SOURCE DATA
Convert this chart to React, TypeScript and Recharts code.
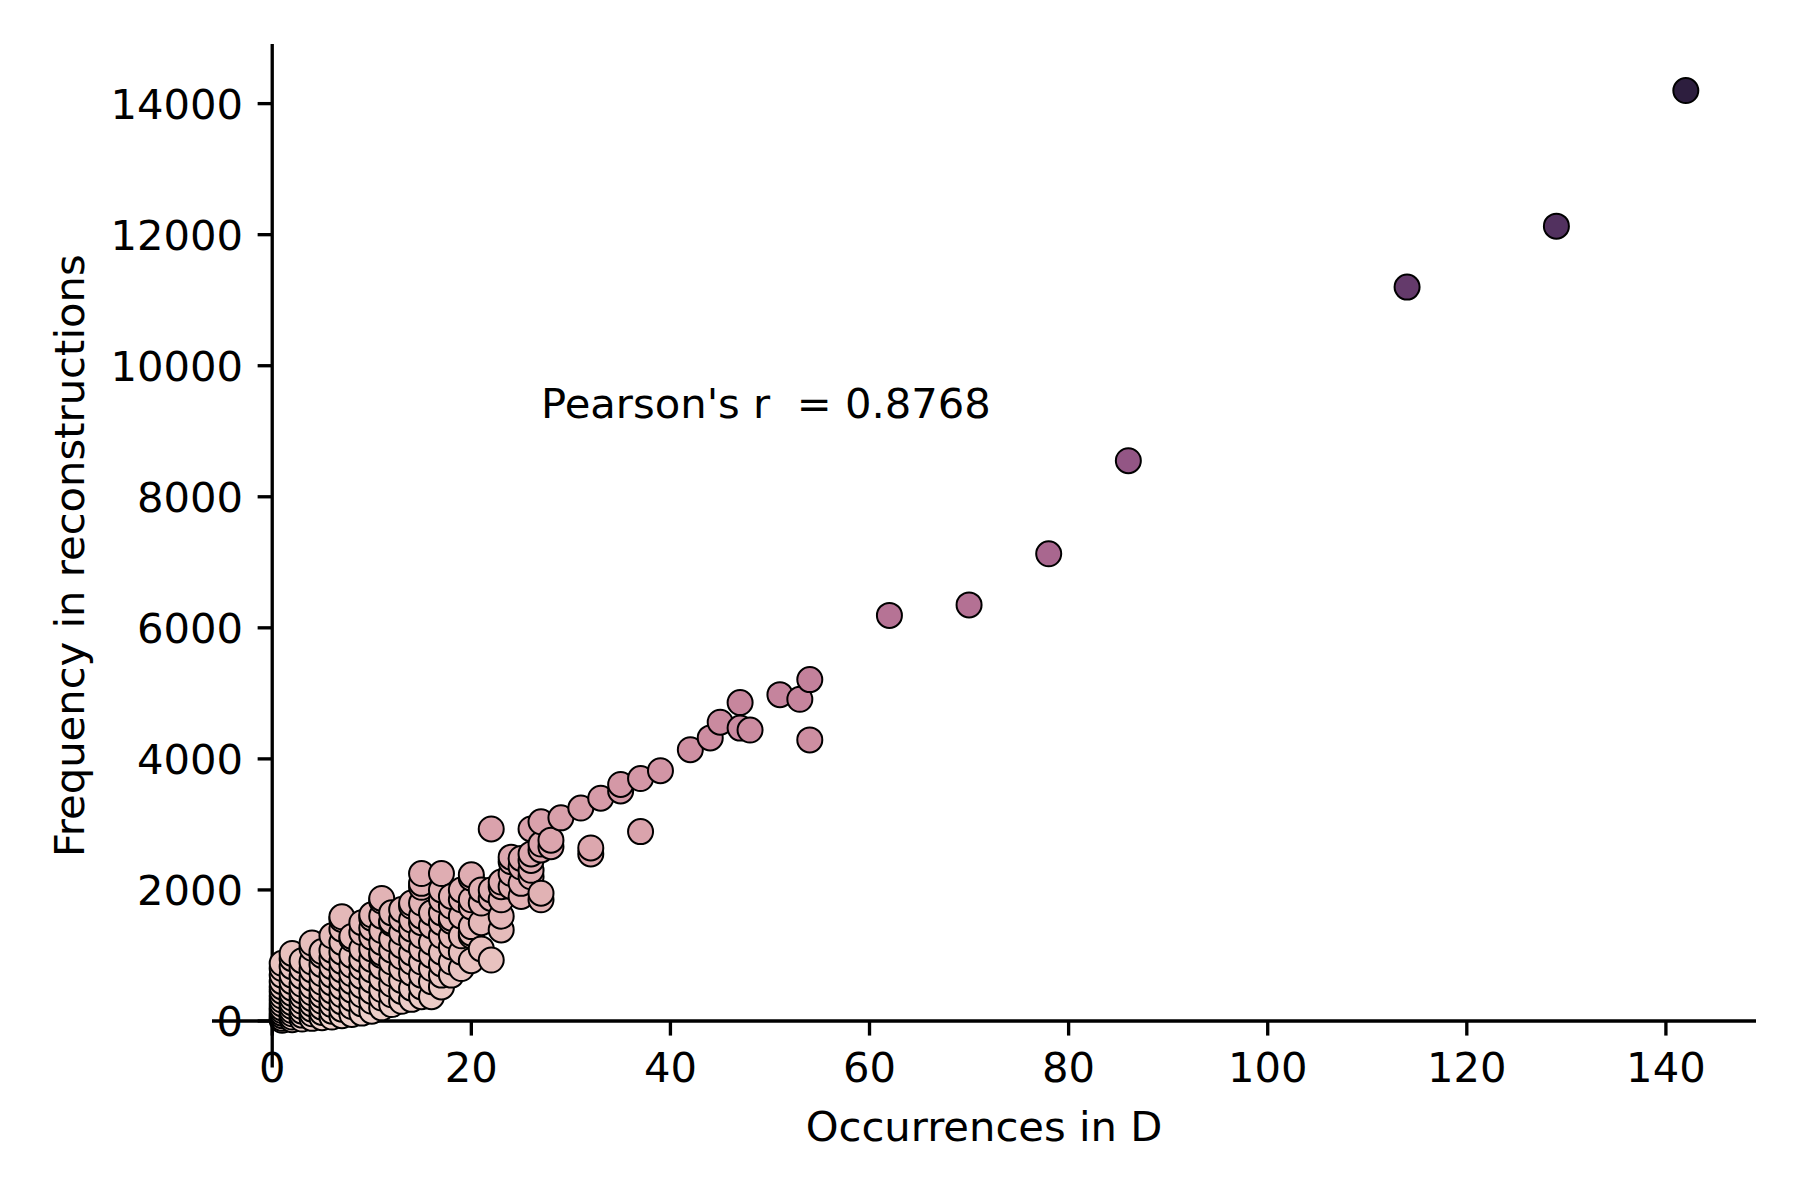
import React from "react";
import { ScatterChart, Scatter, XAxis, YAxis, ReferenceLine, ReferenceDot } from "recharts";

// [occurrences in D, frequency in reconstructions]
const nearOrigin: [number, number][] = [
  [1, 10], [1, 40], [1, 80], [1, 120], [1, 160], [1, 200], [1, 260], [1, 320], [1, 380], [1, 450], [1, 520], [1, 600], [1, 700], [1, 800], [1, 880],
  [2, 20], [2, 60], [2, 110], [2, 160], [2, 220], [2, 280], [2, 350], [2, 420], [2, 500], [2, 600], [2, 700], [2, 830], [2, 950], [2, 1030],
  [3, 30], [3, 90], [3, 150], [3, 220], [3, 300], [3, 380], [3, 460], [3, 560], [3, 680], [3, 800], [3, 920],
  [4, 40], [4, 110], [4, 180], [4, 260], [4, 340], [4, 430], [4, 530], [4, 650], [4, 780], [4, 900], [4, 1110], [4, 1190],
  [5, 50], [5, 130], [5, 210], [5, 300], [5, 390], [5, 480], [5, 590], [5, 720], [5, 860], [5, 1000], [5, 1060],
  [6, 60], [6, 150], [6, 250], [6, 350], [6, 460], [6, 580], [6, 700], [6, 830], [6, 960], [6, 1080], [6, 1300],
];

const lowColumns: [number, number][] = [
  [7, 80], [7, 180], [7, 290], [7, 400], [7, 520], [7, 650], [7, 780], [7, 910], [7, 1050], [7, 1200], [7, 1400], [7, 1550], [7, 1590],
  [8, 100], [8, 220], [8, 340], [8, 470], [8, 600], [8, 720], [8, 850], [8, 1000], [8, 1250], [8, 1290],
  [9, 120], [9, 260], [9, 400], [9, 540], [9, 680], [9, 820], [9, 940], [9, 1100], [9, 1350], [9, 1500],
  [10, 150], [10, 300], [10, 450], [10, 620], [10, 780], [10, 940], [10, 1100], [10, 1280], [10, 1420], [10, 1570], [10, 1620],
  [11, 200], [11, 350], [11, 480], [11, 650], [11, 830], [11, 1000], [11, 1040], [11, 1200], [11, 1380], [11, 1600], [11, 1830], [11, 1870],
  [12, 250], [12, 400], [12, 560], [12, 720], [12, 900], [12, 1080], [12, 1250], [12, 1490], [12, 1520], [12, 1650],
  [13, 300], [13, 450], [13, 620], [13, 800], [13, 980], [13, 1150], [13, 1350], [13, 1550], [13, 1700],
];

const midColumns: [number, number][] = [
  [14, 330], [14, 500], [14, 730], [14, 900], [14, 1040], [14, 1240], [14, 1400], [14, 1540], [14, 1750], [14, 1800],
  [15, 370], [15, 520], [15, 700], [15, 900], [15, 1100], [15, 1300], [15, 1500], [15, 1600], [15, 1800], [15, 2040], [15, 2100], [15, 2250],
  [16, 370], [16, 600], [16, 800], [16, 1000], [16, 1200], [16, 1450], [16, 1650],
  [17, 520], [17, 700], [17, 870], [17, 1050], [17, 1300], [17, 1500], [17, 1650], [17, 1850], [17, 2000], [17, 2250],
  [18, 700], [18, 900], [18, 1130], [18, 1300], [18, 1520], [18, 1570], [18, 1750], [18, 1900],
  [19, 800], [19, 1050], [19, 1300], [19, 1600], [19, 1850], [19, 2000],
  [20, 920], [20, 1300], [20, 1340], [20, 1440], [20, 1740], [20, 1850], [20, 2180], [20, 2230],
];

const highColumns: [number, number][] = [
  [21, 1100], [21, 1500], [21, 1800], [21, 2000],
  [22, 930], [22, 1870], [22, 2000], [22, 2930],
  [23, 1390], [23, 1600], [23, 1850], [23, 2050], [23, 2120],
  [24, 2050], [24, 2250], [24, 2430], [24, 2500],
  [25, 1900], [25, 2100], [25, 2350], [25, 2480],
  [26, 2200], [26, 2300], [26, 2450], [26, 2550], [26, 2930],
  [27, 1850], [27, 1950], [27, 2610], [27, 2700], [27, 3040],
  [28, 2660], [28, 2760],
];

const trendPoints: [number, number][] = [
  [29, 3100], [31, 3250], [32, 2550], [32, 2640], [33, 3400], [35, 3510], [35, 3610],
  [37, 2890], [37, 3700], [39, 3820], [42, 4140], [44, 4320], [45, 4560], [47, 4470],
  [47, 4860], [48, 4440], [51, 4980], [53, 4910], [54, 4290], [54, 5210],
];

const topPoints: [number, number][] = [
  [62, 6190], [70, 6350], [78, 7130], [86, 8550], [114, 11200], [129, 12130], [142, 14200],
];

const xTicks = [0, 20, 40, 60, 80, 100, 120, 140];
const yTicks = [0, 2000, 4000, 6000, 8000, 10000, 12000, 14000];

const pearsonLabel = "Pearson's r  = 0.8768";

const rows = [...nearOrigin, ...lowColumns, ...midColumns, ...highColumns, ...trendPoints, ...topPoints].map(
  ([x, y]) => ({ x, y })
);

const yMin = Math.min(...rows.map((r) => r.y));
const yMax = Math.max(...rows.map((r) => r.y));

// layout (pixels), matplotlib 6x4in @300dpi look
const PLOT_LEFT = 212;
const PLOT_TOP = 44;
const PLOT_RIGHT = 1756;
const PLOT_BOTTOM = 1067.5;
const X_DOMAIN: [number, number] = [-6.05, 149.05];
const Y_DOMAIN: [number, number] = [-710, 14910];
const FONT = 41.7;
const FAMILY = "DejaVu Sans";
const TICK_LEN = 14.6;
const TICK_PAD = 14.6;
const LINE_W = 3.33;

const plotW = PLOT_RIGHT - PLOT_LEFT;
const plotH = PLOT_BOTTOM - PLOT_TOP;
// spines sit at data zero
const X0_PX = PLOT_LEFT + ((0 - X_DOMAIN[0]) / (X_DOMAIN[1] - X_DOMAIN[0])) * plotW;
const Y0_PX = PLOT_TOP + ((Y_DOMAIN[1] - 0) / (Y_DOMAIN[1] - Y_DOMAIN[0])) * plotH;

// seaborn default sequential cubehelix (light .85 -> dark .15)
function cubehelix(t: number) {
  const v = 0.85 - 0.7 * t;
  const a = (0.8 * v * (1 - v)) / 2;
  const phi = 2 * Math.PI * (0.4 * v);
  const c = Math.cos(phi);
  const s = Math.sin(phi);
  const ch = [
    v + a * (-0.14861 * c + 1.78277 * s),
    v + a * (-0.29227 * c - 0.90649 * s),
    v + a * (1.97294 * c),
  ];
  return (
    "#" +
    ch
      .map((k) => Math.round(Math.min(1, Math.max(0, k)) * 255).toString(16).padStart(2, "0"))
      .join("")
  );
}

function Dot(props: any) {
  const { cx, cy, payload } = props;
  const t = (payload.y - yMin) / (yMax - yMin);
  return <circle cx={cx} cy={cy} r={12.5} fill={cubehelix(t)} stroke="#000" strokeWidth={2} />;
}

function XTick(props: any) {
  const { x, payload } = props;
  return (
    <g>
      <line x1={x} x2={x} y1={Y0_PX} y2={Y0_PX + TICK_LEN} stroke="#000" strokeWidth={LINE_W} />
      <text x={x} y={Y0_PX + TICK_LEN + TICK_PAD + 31.7} textAnchor="middle" fontSize={FONT} fontFamily={FAMILY} fill="#000">
        {payload.value}
      </text>
    </g>
  );
}

function YTick(props: any) {
  const { y, payload } = props;
  return (
    <g>
      <line x1={X0_PX - TICK_LEN} x2={X0_PX} y1={y} y2={y} stroke="#000" strokeWidth={LINE_W} />
      <text x={X0_PX - TICK_LEN - TICK_PAD} y={y + 15.2} textAnchor="end" fontSize={FONT} fontFamily={FAMILY} fill="#000">
        {payload.value}
      </text>
    </g>
  );
}

export default function App() {
  return (
    <div style={{ position: "absolute", left: 0, top: 0, width: 1800, height: 1200, background: "#fff" }}>
      <ScatterChart
        width={1800}
        height={1200}
        margin={{ top: PLOT_TOP, right: 1800 - PLOT_RIGHT, bottom: 1200 - PLOT_BOTTOM - 1, left: PLOT_LEFT - 1 }}
      >
        <XAxis
          type="number"
          dataKey="x"
          domain={X_DOMAIN}
          ticks={xTicks}
          interval={0}
          allowDataOverflow
          height={1}
          axisLine={false}
          tickLine={false}
          tickSize={0}
          tickMargin={0}
          tick={<XTick />}
          label={{
            value: "Occurrences in D",
            content: () => (
              <text x={(PLOT_LEFT + PLOT_RIGHT) / 2} y={1141} textAnchor="middle" fontSize={FONT} fontFamily={FAMILY} fill="#000">
                Occurrences in D
              </text>
            ),
          }}
        />
        <YAxis
          type="number"
          dataKey="y"
          domain={Y_DOMAIN}
          ticks={yTicks}
          interval={0}
          allowDataOverflow
          width={1}
          axisLine={false}
          tickLine={false}
          tickSize={0}
          tickMargin={0}
          tick={<YTick />}
          label={{
            value: "Frequency in reconstructions",
            content: () => (
              <text
                transform={`translate(83.7, ${(PLOT_TOP + PLOT_BOTTOM) / 2}) rotate(-90)`}
                textAnchor="middle"
                fontSize={FONT}
                fontFamily={FAMILY}
                fill="#000"
              >
                Frequency in reconstructions
              </text>
            ),
          }}
        />
        <Scatter data={rows} shape={<Dot />} isAnimationActive={false} />
        <ReferenceLine x={0} stroke="#000" strokeWidth={LINE_W} />
        <ReferenceLine y={0} stroke="#000" strokeWidth={LINE_W} />
        <ReferenceDot
          x={27}
          y={9200}
          r={0}
          fill="none"
          stroke="none"
          label={{
            value: pearsonLabel,
            content: (p: any) => (
              <text x={p.viewBox.x} y={p.viewBox.y} textAnchor="start" fontSize={FONT} fontFamily={FAMILY} fill="#000" style={{ whiteSpace: "pre" }}>
                {pearsonLabel}
              </text>
            ),
          }}
        />
      </ScatterChart>
    </div>
  );
}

SHORT EXERCISE
Give again exactly the lines running from the beginning of the material above through the line that contains "YAxis, ReferenceLine, ReferenceDot", and leave out every picture.

RESPONSE TO THIS TASK
Convert this chart to React, TypeScript and Recharts code.
import React from "react";
import { ScatterChart, Scatter, XAxis, YAxis, ReferenceLine, ReferenceDot } from "recharts";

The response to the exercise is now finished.